7 votes

What is your framework for back of the envelope/ MVP style software design?

I suspect many don’t write anything down and do this largely by intuition/experience but I want to tease out some ideas.

when it comes to describing and designing a system from a blank piece of paper, what are the parameters you think of?

I’m thinking napkin sketch level of software design.

So things like:
Number of users, are they concurrent users, what load dimensions there are (disk IO, network IO etc.), target platform (everything is a web app these days), how do you design/visualise the data model?

Any decisions or constraints that impact what and how you build a proof of concept / MVP? How do you document this? How do you test it against the finished software?

2 comments

  1. Skyaero
    Link
    IMHO an MVP does not bother with number of users or performance in general. An MVP tests if there are customers for the product that you are building and are willing to pay for it. So the...

    IMHO an MVP does not bother with number of users or performance in general. An MVP tests if there are customers for the product that you are building and are willing to pay for it. So the important part is the core concept of your product.

    I don't do much from scratch anyways. I'm in the Microsoft environment (i.e. Asp.Net), which comes with all the basics: MVC framework, Identity (login) provider, ORM (Entity Framework) and deployment in Azure. With the latter, I also don't have to think about things like disk IO etc. Even in terms of UI you could stick with a fixed template like Bootstrap (although my experience is that bootstrap does so much wrong when it comes to good practice of HTML/CSS, that it is a giant bitch to unclutter it).

    It literally how I build a number of applications that found their way to paying (early adopter) customers. They don't care about UI or performance, they care about the functionality and the support. Now we are in the phase to improve the software and move to wider adoption.
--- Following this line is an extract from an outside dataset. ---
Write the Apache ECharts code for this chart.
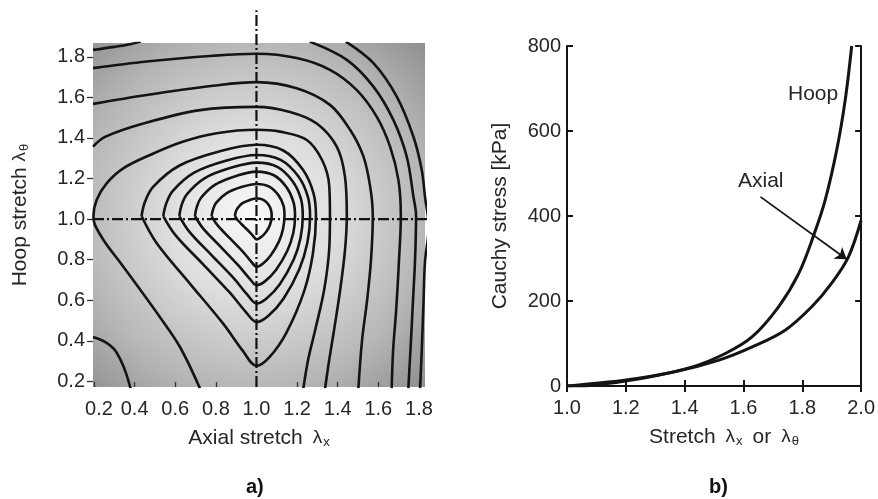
<!DOCTYPE html>
<html>
<head>
<meta charset="utf-8">
<script src="https://cdn.jsdelivr.net/npm/echarts@6/dist/echarts.min.js"></script>
<style>
  html, body { margin: 0; padding: 0; background: #ffffff; }
  #chart { width: 878px; height: 499px; }
</style>
</head>
<body>
<div id="chart"></div>
<script>
// ---------- (a) strain-energy contours over (axial stretch, hoop stretch) ----------
// closed rings around the reference state, innermost first
const ring1 = [[0.894,1.015],[0.897,1.032],[0.905,1.051],[0.929,1.077],[0.967,1.094],[1.001,1.102],[1.034,1.095],[1.059,1.072],[1.072,1.043],[1.075,1.015],[1.071,0.986],[1.060,0.957],[1.038,0.925],[1.017,0.907],[1.001,0.900],[0.988,0.911],[0.970,0.932],[0.939,0.963],[0.908,0.994],[0.894,1.015]];
const ring2 = [[0.779,1.015],[0.786,1.047],[0.801,1.080],[0.852,1.127],[0.930,1.159],[1.001,1.173],[1.063,1.160],[1.108,1.118],[1.133,1.066],[1.138,1.015],[1.131,0.952],[1.111,0.890],[1.070,0.820],[1.031,0.780],[1.001,0.765],[0.974,0.790],[0.937,0.835],[0.872,0.902],[0.808,0.970],[0.779,1.015]];
const ring3 = [[0.697,1.015],[0.706,1.059],[0.727,1.105],[0.797,1.170],[0.904,1.214],[1.001,1.234],[1.086,1.216],[1.148,1.157],[1.182,1.085],[1.190,1.015],[1.181,0.930],[1.152,0.844],[1.096,0.749],[1.043,0.694],[1.001,0.674],[0.965,0.708],[0.913,0.769],[0.825,0.862],[0.737,0.954],[0.697,1.015]];
const ring4 = [[0.620,1.015],[0.631,1.068],[0.658,1.123],[0.746,1.202],[0.879,1.254],[1.001,1.278],[1.103,1.257],[1.178,1.186],[1.219,1.099],[1.228,1.015],[1.217,0.907],[1.183,0.799],[1.115,0.679],[1.051,0.610],[1.001,0.584],[0.955,0.627],[0.891,0.705],[0.780,0.821],[0.670,0.937],[0.620,1.015]];
const ring5 = [[0.541,1.015],[0.555,1.075],[0.587,1.138],[0.693,1.229],[0.854,1.289],[1.001,1.316],[1.119,1.292],[1.206,1.211],[1.253,1.111],[1.264,1.015],[1.251,0.884],[1.211,0.753],[1.133,0.607],[1.059,0.523],[1.001,0.492],[0.946,0.544],[0.868,0.638],[0.734,0.780],[0.601,0.921],[0.541,1.015]];
const ring6 = [[0.434,1.015],[0.451,1.085],[0.491,1.159],[0.621,1.264],[0.820,1.334],[1.001,1.366],[1.132,1.338],[1.229,1.243],[1.281,1.127],[1.293,1.015],[1.278,0.830],[1.235,0.645],[1.147,0.439],[1.065,0.320],[1.001,0.276],[0.933,0.350],[0.837,0.483],[0.672,0.682],[0.508,0.882],[0.434,1.015]];

// open levels that leave the plotted window
const arcEdge = [[0.722,0.165],[0.624,0.368],[0.525,0.516],[0.426,0.654],[0.328,0.787],[0.254,0.886],[0.205,0.970],[0.197,1.015],[0.213,1.094],[0.262,1.176],[0.344,1.250],[0.476,1.316],[0.640,1.382],[0.804,1.423],[1.001,1.440],[1.116,1.431],[1.248,1.390],[1.323,1.291],[1.358,1.168],[1.362,1.015],[1.358,0.847],[1.333,0.649],[1.289,0.452],[1.254,0.304],[1.231,0.165]];
const arc1 = [[0.195,1.357],[0.254,1.405],[0.443,1.471],[0.722,1.537],[1.001,1.553],[1.165,1.528],[1.297,1.471],[1.396,1.356],[1.436,1.208],[1.445,1.015],[1.436,0.847],[1.412,0.649],[1.382,0.452],[1.358,0.304],[1.338,0.165]];
const arc2 = [[0.195,1.568],[0.459,1.612],[0.787,1.657],[1.001,1.675],[1.198,1.645],[1.362,1.563],[1.461,1.440],[1.527,1.308],[1.560,1.160],[1.573,1.015],[1.564,0.798],[1.545,0.600],[1.520,0.402],[1.502,0.165]];
const arc3 = [[0.195,1.744],[0.459,1.777],[0.787,1.805],[1.001,1.815],[1.198,1.794],[1.362,1.736],[1.493,1.637],[1.592,1.505],[1.658,1.357],[1.699,1.193],[1.711,1.015],[1.702,0.798],[1.688,0.551],[1.673,0.353],[1.666,0.165]];
const arc4 = [[1.262,1.875],[1.445,1.785],[1.576,1.653],[1.674,1.489],[1.740,1.308],[1.773,1.110],[1.786,1.015],[1.781,0.798],[1.771,0.600],[1.761,0.402],[1.748,0.165]];
const arc5 = [[1.440,1.875],[1.576,1.769],[1.691,1.604],[1.773,1.406],[1.814,1.242],[1.830,1.110],[1.848,0.961],[1.830,0.790],[1.823,0.600],[1.816,0.402],[1.806,0.165]];
const cornerTL = [[0.195,1.834],[0.300,1.849],[0.377,1.862],[0.430,1.875]];
const cornerBL = [[0.195,0.419],[0.254,0.395],[0.298,0.360],[0.333,0.301],[0.357,0.242],[0.380,0.165]];

// dash-dot guides through the unloaded state λ = 1
const guideHoop = [[0.195,1.0],[1.945,1.0]];
const guideAxial = [[1.0,0.172],[1.0,2.03]];

const stretchTicksA = [0.2,0.4,0.6,0.8,1.0,1.2,1.4,1.6,1.8];

// ---------- (b) Cauchy stress vs stretch ----------
const hoopStretch = [1.0, 1.088, 1.257, 1.427, 1.540, 1.630, 1.720, 1.788, 1.839, 1.878, 1.917, 1.946, 1.968];
const hoopStress  = [0, 2, 18, 45, 77, 116, 187, 265, 355, 438, 555, 673, 800];
const axialStretch = [1.0, 1.201, 1.370, 1.517, 1.630, 1.743, 1.833, 1.900, 1.957, 2.0];
const axialStress  = [0, 14, 34, 61, 92, 132, 187, 242, 304, 390];
const axialPointer = [[1.658, 445], [1.951, 298]];

const FONT = "'Liberation Sans', Arial, Helvetica, sans-serif";
const INK = '#141414';
const TXT = '#262626';

const zip = (xs, ys) => xs.map((x, i) => [x, ys[i]]);
const lambdaRich = {
  t: { fontSize: 21, fontFamily: FONT, color: TXT },
  l: { fontSize: 19, fontFamily: FONT, color: TXT },
  s: { fontSize: 13, fontFamily: FONT, color: TXT, padding: [9, 0, 0, 1] }
};

const contourSeries = [ring1, ring2, ring3, ring4, ring5, ring6, arcEdge, arc1, arc2, arc3, arc4, arc5, cornerTL, cornerBL]
  .map(d => ({
    type: 'line', xAxisIndex: 0, yAxisIndex: 0, data: d,
    showSymbol: false, smooth: 0.35, silent: true,
    lineStyle: { color: INK, width: 2.6 }
  }));

const guideSeries = [guideHoop, guideAxial].map(d => ({
  type: 'line', xAxisIndex: 0, yAxisIndex: 0, data: d,
  showSymbol: false, clip: false, silent: true, z: 3,
  lineStyle: { color: '#111', width: 2.2, type: [11, 3, 2, 3] }
}));

const chart = echarts.init(document.getElementById('chart'), null, { renderer: 'canvas' });

chart.setOption({
  animation: false,
  backgroundColor: '#ffffff',
  textStyle: { fontFamily: FONT },
  grid: [
    {
      left: 93, top: 43, width: 332, height: 344,
      show: true, borderWidth: 0,
      backgroundColor: {
        type: 'radial', x: 0.48, y: 0.5, r: 0.75,
        colorStops: [
          { offset: 0, color: '#f9f9f9' },
          { offset: 0.35, color: '#dcdcdc' },
          { offset: 0.7, color: '#b6b6b6' },
          { offset: 1, color: '#8c8c8c' }
        ]
      }
    },
    { left: 567, top: 46, width: 296, height: 340 }
  ],
  xAxis: [
    {
      gridIndex: 0, type: 'value', min: 0.195, max: 1.83,
      axisLine: { show: false },
      axisTick: { show: true, inside: true, length: 5, customValues: stretchTicksA, lineStyle: { color: '#333', width: 1.3 } },
      axisLabel: {
        customValues: stretchTicksA, fontSize: 20, color: TXT, margin: 12,
        formatter: v => (v < 0.3 ? '{first|' + v.toFixed(1) + '}' : v.toFixed(1)),
        rich: { first: { fontSize: 20, color: TXT, padding: [0, 0, 0, 10] } }
      },
      splitLine: { show: false },
      name: '{t|Axial stretch}   {l|λ}{s|x}',
      nameLocation: 'middle', nameGap: 40,
      nameTextStyle: { rich: lambdaRich }
    },
    {
      gridIndex: 1, type: 'value', min: 1, max: 2, interval: 0.2,
      axisLine: { show: true, lineStyle: { color: INK, width: 2 } },
      axisTick: { show: true, inside: true, length: 6, lineStyle: { color: INK, width: 2 } },
      axisLabel: { formatter: v => v.toFixed(1), fontSize: 20, color: TXT, margin: 12 },
      splitLine: { show: false },
      name: '{t|Stretch}   {l|λ}{s|x}   {t|or}   {l|λ}{s|θ}',
      nameLocation: 'middle', nameGap: 40,
      nameTextStyle: { rich: lambdaRich, padding: [0, 0, 0, 20] }
    },
    {
      gridIndex: 1, type: 'value', position: 'top', min: 1, max: 2, interval: 0.2,
      axisLine: { show: true, lineStyle: { color: INK, width: 2 } },
      axisTick: { show: true, inside: true, length: 6, lineStyle: { color: INK, width: 2 } },
      axisLabel: { show: false },
      splitLine: { show: false }
    }
  ],
  yAxis: [
    {
      gridIndex: 0, type: 'value', min: 0.172, max: 1.868,
      axisLine: { show: false },
      axisTick: { show: true, inside: false, length: 6, customValues: stretchTicksA, lineStyle: { color: '#333', width: 1.3 } },
      axisLabel: { customValues: stretchTicksA, formatter: v => v.toFixed(1), fontSize: 20, color: TXT, margin: 8 },
      splitLine: { show: false },
      name: '{t|Hoop stretch }{l|λ}{s|θ}',
      nameLocation: 'middle', nameRotate: 90, nameGap: 62,
      nameTextStyle: { rich: lambdaRich }
    },
    {
      gridIndex: 1, type: 'value', min: 0, max: 800, interval: 200,
      axisLine: { show: true, lineStyle: { color: INK, width: 2 } },
      axisTick: { show: true, inside: true, length: 6, lineStyle: { color: INK, width: 2 } },
      axisLabel: { fontSize: 20, color: TXT, margin: 6 },
      splitLine: { show: false },
      name: 'Cauchy stress [kPa]',
      nameLocation: 'middle', nameRotate: 90, nameGap: 56,
      nameTextStyle: { fontSize: 21, color: TXT }
    },
    {
      gridIndex: 1, type: 'value', position: 'right', min: 0, max: 800, interval: 200,
      axisLine: { show: true, lineStyle: { color: INK, width: 2 } },
      axisTick: { show: true, inside: true, length: 6, lineStyle: { color: INK, width: 2 } },
      axisLabel: { show: false },
      splitLine: { show: false }
    }
  ],
  series: [
    ...contourSeries,
    ...guideSeries,
    {
      name: 'Hoop', type: 'line', xAxisIndex: 1, yAxisIndex: 1,
      data: zip(hoopStretch, hoopStress), showSymbol: false, smooth: 0.35,
      lineStyle: { color: INK, width: 3 }
    },
    {
      name: 'Axial', type: 'line', xAxisIndex: 1, yAxisIndex: 1,
      data: zip(axialStretch, axialStress), showSymbol: false, smooth: 0.35,
      lineStyle: { color: INK, width: 3 },
      markLine: {
        silent: true, symbol: ['none', 'arrow'], symbolSize: 11,
        label: { show: false },
        lineStyle: { color: INK, width: 1.8, type: 'solid' },
        data: [[{ coord: axialPointer[0] }, { coord: axialPointer[1] }]]
      }
    }
  ],
  graphic: [
    { type: 'text', left: 788, top: 84, style: { text: 'Hoop', font: "21px 'Liberation Sans', Arial, sans-serif", fill: TXT } },
    { type: 'text', left: 738, top: 171, style: { text: 'Axial', font: "21px 'Liberation Sans', Arial, sans-serif", fill: TXT } },
    { type: 'text', left: 246, top: 477, style: { text: 'a)', font: "bold 20px 'Liberation Sans', Arial, sans-serif", fill: '#111' } },
    { type: 'text', left: 709, top: 477, style: { text: 'b)', font: "bold 20px 'Liberation Sans', Arial, sans-serif", fill: '#111' } }
  ]
});
</script>
</body>
</html>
    It is always cheaper anyways to scale up something in the cloud anyways then to optimize the software. By the time software optimization is a must, you are far from a start-up anymore and have a significant amount of paying customers.

    3 votes
  2. failuer
    Link
    I’m in agreement with Skyaero. The only thing I think about/optimize for in an MVP is time. My time (so it’s not wasted) and how quickly I can get something up and running to get actual users...

    I’m in agreement with Skyaero. The only thing I think about/optimize for in an MVP is time. My time (so it’s not wasted) and how quickly I can get something up and running to get actual users testing.

    There’s two keys to this; the first is really honing in and identifying what your product is. This is difficult in the beginning because you’ll be excited and motivated. All the cool features you can build, all the directions you could possibly go in, how many users, all the murky engineering questions will be flying around in your head.

    The second part helps tame all these thoughts - you need to be willing to follow the users. You’ll have ideas and theories on what your idea should be and evolve to but you need to let them help guide you. This will give you an idea on what features to prioritize, and help guide the product into something people will pay for.

    For software I’m in the web space so I’ll typically go with Sinatra (or flask) but always try to think about how can I do this easier. It’s even possible to build nothing. Sometimes you can slap together an MVP with an Airtable form and some static HTML. Think of all that time you’ll save!

    If you’re interested in this kind of stuff I’d highly recommend attending a startup weekend. You’ll build and sell a product in 54 hours. It’s a real eye opener.